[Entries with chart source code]
+ + + + +

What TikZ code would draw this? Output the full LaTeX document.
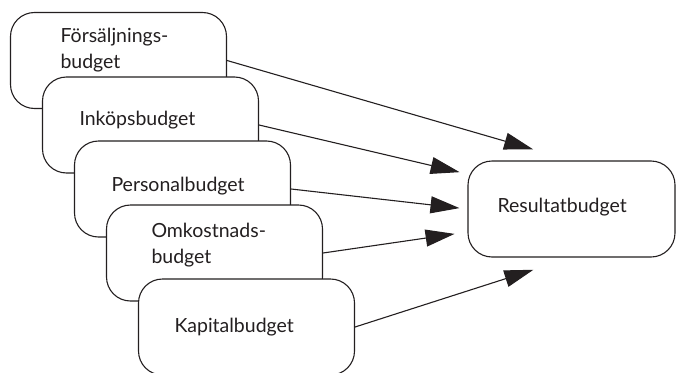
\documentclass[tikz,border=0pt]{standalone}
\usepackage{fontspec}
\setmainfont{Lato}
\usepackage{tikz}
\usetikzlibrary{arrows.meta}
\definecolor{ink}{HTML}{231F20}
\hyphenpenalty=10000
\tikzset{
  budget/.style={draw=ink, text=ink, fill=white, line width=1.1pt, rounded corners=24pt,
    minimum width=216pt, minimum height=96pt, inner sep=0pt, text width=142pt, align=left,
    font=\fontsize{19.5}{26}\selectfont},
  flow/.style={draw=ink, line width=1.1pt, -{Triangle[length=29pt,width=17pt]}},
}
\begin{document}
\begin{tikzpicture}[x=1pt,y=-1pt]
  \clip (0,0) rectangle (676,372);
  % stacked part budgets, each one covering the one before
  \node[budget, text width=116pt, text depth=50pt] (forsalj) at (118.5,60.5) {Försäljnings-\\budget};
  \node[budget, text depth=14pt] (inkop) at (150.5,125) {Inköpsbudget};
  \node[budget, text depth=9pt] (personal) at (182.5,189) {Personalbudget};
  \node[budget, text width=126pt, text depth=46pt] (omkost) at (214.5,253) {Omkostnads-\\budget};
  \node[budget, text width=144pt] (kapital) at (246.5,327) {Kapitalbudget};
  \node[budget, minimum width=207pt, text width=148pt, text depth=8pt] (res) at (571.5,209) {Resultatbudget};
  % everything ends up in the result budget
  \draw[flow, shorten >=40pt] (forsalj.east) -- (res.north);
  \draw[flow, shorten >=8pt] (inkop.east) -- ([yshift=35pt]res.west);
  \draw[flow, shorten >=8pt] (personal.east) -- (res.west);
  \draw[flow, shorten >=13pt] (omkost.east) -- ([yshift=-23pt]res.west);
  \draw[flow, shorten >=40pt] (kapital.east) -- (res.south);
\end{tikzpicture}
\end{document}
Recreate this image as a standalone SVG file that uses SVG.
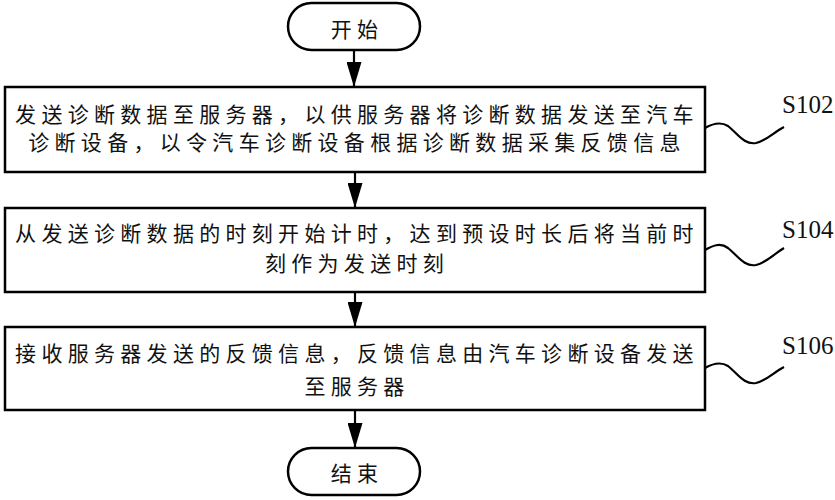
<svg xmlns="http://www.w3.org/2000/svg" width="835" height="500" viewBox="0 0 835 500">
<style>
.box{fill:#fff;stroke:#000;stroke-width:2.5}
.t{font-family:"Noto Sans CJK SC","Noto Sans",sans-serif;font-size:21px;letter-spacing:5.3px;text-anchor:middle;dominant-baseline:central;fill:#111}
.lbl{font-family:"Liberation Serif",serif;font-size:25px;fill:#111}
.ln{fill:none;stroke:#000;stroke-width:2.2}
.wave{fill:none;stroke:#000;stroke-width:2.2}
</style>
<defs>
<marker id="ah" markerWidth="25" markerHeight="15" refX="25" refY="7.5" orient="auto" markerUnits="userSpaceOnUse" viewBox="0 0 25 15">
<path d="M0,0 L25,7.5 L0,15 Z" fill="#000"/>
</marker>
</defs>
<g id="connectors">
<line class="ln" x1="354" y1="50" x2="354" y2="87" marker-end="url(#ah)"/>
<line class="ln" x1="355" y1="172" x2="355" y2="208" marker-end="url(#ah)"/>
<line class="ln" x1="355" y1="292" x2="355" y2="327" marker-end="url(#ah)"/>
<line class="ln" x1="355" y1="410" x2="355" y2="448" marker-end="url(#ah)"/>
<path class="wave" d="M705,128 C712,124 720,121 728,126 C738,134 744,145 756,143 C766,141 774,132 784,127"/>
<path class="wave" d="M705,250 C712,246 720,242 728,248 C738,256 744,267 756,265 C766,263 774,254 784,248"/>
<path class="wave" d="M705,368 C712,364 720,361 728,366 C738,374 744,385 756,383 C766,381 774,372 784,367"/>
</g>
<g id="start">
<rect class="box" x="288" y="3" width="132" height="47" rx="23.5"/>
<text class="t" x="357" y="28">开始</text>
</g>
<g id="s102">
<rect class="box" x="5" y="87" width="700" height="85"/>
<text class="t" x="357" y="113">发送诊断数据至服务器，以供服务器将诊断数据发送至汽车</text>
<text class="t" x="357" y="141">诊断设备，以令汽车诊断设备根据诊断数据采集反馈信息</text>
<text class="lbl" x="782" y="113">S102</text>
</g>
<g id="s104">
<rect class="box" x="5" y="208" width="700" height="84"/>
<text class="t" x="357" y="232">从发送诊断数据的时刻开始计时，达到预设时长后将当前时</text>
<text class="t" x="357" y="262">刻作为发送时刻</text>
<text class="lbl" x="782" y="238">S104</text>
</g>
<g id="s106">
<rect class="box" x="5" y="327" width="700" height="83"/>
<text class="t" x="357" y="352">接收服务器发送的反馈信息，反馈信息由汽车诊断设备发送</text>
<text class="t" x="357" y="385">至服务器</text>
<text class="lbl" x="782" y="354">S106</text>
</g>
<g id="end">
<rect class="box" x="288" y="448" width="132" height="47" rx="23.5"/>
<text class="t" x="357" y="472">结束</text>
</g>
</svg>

+ + + + +

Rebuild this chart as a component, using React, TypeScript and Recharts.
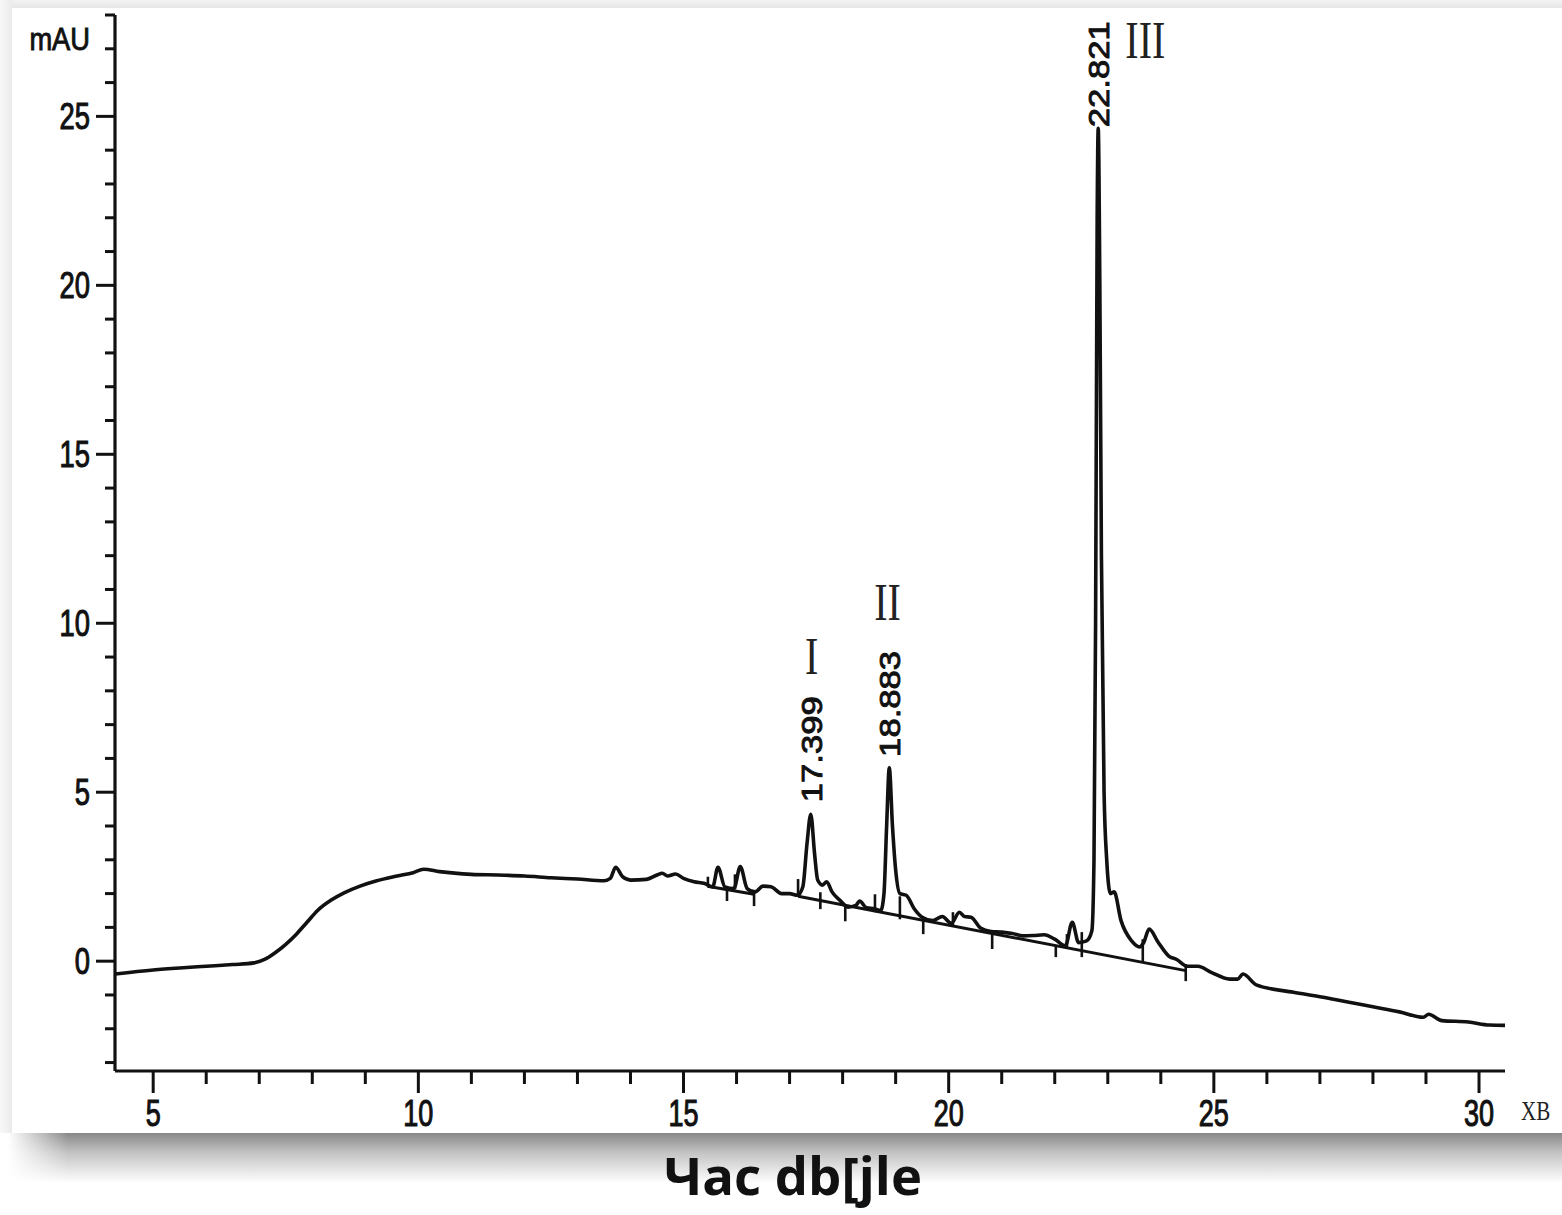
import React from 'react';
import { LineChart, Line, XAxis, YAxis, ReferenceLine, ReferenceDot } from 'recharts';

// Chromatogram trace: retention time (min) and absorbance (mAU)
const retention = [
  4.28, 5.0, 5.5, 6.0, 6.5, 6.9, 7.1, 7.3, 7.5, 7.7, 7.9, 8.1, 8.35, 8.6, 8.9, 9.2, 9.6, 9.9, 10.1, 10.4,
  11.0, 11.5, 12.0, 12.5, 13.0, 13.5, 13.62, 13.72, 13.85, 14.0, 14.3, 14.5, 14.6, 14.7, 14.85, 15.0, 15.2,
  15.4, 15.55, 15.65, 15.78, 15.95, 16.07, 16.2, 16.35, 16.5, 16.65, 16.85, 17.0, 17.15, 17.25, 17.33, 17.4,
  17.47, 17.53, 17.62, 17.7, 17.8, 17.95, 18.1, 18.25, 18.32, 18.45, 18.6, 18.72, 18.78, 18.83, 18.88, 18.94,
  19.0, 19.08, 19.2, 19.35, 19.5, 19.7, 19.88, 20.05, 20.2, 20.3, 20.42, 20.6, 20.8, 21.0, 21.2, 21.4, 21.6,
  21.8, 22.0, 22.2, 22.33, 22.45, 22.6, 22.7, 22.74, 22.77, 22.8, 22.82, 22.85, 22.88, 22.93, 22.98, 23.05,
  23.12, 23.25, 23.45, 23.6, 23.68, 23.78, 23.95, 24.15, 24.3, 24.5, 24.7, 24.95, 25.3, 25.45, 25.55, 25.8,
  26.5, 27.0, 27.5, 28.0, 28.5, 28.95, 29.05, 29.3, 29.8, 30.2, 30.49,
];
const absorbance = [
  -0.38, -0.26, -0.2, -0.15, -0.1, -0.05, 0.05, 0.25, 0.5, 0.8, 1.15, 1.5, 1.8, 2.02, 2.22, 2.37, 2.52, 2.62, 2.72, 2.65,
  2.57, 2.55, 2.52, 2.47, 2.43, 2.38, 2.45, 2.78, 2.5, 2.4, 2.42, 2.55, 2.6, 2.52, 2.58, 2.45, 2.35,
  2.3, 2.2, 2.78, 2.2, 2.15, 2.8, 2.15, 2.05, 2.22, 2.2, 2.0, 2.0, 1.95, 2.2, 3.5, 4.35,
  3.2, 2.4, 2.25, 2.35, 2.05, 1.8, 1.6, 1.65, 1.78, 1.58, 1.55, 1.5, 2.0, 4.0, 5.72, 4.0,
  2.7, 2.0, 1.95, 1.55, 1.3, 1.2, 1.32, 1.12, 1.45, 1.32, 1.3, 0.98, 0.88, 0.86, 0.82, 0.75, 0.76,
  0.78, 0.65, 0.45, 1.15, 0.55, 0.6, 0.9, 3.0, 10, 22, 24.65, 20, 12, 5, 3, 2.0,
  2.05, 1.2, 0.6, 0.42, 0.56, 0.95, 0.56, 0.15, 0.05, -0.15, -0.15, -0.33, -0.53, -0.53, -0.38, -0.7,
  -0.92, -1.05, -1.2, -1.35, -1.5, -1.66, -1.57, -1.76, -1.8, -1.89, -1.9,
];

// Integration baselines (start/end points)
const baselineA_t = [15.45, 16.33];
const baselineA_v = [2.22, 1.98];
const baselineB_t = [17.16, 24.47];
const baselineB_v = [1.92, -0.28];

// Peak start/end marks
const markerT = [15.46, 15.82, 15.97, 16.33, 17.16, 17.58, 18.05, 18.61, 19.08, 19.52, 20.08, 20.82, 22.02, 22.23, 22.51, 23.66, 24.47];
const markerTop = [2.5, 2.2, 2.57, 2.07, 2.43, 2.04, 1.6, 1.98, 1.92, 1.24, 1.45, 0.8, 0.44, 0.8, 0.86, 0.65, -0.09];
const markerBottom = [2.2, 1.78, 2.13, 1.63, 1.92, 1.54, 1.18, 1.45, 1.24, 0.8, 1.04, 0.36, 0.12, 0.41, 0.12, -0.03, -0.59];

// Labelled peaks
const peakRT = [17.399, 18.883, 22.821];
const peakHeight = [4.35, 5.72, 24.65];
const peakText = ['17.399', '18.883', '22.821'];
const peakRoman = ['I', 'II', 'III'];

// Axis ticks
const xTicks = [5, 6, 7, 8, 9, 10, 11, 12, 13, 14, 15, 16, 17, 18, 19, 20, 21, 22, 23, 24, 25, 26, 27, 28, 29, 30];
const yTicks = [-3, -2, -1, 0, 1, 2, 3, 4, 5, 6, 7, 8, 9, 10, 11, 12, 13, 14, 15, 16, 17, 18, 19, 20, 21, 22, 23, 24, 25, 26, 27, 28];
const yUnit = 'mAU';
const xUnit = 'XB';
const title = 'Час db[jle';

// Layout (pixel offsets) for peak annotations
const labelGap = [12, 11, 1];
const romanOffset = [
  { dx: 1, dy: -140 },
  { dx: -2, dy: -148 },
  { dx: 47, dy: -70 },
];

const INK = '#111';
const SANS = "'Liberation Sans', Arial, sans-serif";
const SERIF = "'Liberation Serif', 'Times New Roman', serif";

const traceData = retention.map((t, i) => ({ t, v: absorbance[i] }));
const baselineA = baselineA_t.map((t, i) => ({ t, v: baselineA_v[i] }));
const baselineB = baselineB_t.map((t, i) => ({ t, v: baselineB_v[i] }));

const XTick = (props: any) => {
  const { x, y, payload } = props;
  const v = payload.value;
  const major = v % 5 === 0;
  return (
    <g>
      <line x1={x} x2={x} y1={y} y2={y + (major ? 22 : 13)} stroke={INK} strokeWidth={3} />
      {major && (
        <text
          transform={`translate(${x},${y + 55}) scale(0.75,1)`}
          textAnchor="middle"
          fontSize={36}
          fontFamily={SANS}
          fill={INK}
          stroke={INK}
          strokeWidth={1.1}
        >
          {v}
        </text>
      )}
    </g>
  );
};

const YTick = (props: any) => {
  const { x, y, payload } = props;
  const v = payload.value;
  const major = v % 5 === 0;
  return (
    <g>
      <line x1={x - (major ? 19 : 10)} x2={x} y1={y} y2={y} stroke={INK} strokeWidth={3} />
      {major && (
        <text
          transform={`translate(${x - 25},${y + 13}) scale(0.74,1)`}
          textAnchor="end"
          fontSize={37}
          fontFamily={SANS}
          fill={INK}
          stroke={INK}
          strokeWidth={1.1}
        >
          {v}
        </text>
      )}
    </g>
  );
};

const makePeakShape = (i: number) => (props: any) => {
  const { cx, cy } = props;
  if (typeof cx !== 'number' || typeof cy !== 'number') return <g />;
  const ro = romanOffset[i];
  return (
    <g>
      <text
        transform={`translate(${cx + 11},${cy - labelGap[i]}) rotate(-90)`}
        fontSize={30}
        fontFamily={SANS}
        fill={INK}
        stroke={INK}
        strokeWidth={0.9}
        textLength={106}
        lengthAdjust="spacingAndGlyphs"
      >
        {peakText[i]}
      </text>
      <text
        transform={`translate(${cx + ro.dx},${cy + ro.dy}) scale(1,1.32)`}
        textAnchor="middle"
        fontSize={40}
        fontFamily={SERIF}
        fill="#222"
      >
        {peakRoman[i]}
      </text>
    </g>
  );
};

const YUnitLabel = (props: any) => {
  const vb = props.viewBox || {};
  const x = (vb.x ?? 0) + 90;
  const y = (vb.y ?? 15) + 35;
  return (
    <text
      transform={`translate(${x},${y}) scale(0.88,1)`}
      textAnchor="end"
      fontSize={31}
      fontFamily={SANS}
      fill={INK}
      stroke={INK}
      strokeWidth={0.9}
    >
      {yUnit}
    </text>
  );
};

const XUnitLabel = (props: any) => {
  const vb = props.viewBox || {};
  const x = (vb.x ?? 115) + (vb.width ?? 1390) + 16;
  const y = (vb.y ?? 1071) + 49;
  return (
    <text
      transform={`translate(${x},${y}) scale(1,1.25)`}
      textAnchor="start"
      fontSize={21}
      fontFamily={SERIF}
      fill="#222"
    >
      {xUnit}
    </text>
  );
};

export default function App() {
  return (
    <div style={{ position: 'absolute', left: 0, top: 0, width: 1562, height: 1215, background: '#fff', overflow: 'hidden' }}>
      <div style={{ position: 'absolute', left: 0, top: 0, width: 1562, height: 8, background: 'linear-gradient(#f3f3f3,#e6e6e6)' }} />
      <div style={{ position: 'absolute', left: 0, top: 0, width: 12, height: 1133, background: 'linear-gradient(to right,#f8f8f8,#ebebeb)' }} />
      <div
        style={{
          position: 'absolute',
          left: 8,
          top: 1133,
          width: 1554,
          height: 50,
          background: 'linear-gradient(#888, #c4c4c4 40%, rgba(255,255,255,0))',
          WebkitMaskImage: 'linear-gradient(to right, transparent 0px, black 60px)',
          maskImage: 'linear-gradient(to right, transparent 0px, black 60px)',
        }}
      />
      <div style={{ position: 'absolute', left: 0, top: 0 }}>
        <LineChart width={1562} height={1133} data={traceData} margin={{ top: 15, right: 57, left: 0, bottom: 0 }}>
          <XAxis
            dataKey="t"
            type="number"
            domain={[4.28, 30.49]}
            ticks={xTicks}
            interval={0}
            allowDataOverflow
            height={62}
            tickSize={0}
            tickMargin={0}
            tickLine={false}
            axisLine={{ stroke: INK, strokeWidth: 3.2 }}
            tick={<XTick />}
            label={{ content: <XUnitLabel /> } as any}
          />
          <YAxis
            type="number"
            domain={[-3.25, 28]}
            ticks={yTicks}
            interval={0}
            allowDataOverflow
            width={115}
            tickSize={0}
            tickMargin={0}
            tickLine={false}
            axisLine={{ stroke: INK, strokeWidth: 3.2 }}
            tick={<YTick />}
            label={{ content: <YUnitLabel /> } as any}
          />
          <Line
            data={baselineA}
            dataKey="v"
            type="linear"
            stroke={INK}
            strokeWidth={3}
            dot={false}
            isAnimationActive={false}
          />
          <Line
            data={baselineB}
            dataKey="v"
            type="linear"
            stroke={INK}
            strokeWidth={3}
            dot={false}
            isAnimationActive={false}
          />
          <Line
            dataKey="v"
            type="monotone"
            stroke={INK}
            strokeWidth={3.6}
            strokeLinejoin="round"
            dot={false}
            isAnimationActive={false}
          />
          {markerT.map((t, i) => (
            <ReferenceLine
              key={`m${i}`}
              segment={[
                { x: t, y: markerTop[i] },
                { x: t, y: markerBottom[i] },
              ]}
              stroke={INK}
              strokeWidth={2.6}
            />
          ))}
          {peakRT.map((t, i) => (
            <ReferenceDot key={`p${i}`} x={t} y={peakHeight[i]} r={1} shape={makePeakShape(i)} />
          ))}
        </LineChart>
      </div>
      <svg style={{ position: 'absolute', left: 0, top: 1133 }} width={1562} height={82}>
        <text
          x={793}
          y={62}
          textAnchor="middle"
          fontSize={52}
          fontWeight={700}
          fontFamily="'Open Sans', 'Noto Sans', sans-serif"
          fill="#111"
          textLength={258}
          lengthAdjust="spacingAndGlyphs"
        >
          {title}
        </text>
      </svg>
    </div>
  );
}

+ + + + +

GIVEN REQUEST: Take the stretch from the line containing "Rebuild this chart" through the line containing "YAxis, ReferenceLine, ReferenceDot" and reproduce it exactly, both ends included. Omit the pictures.

ANSWER TO THIS TASK:
Rebuild this chart as a component, using React, TypeScript and Recharts.
import React from 'react';
import { LineChart, Line, XAxis, YAxis, ReferenceLine, ReferenceDot } from 'recharts';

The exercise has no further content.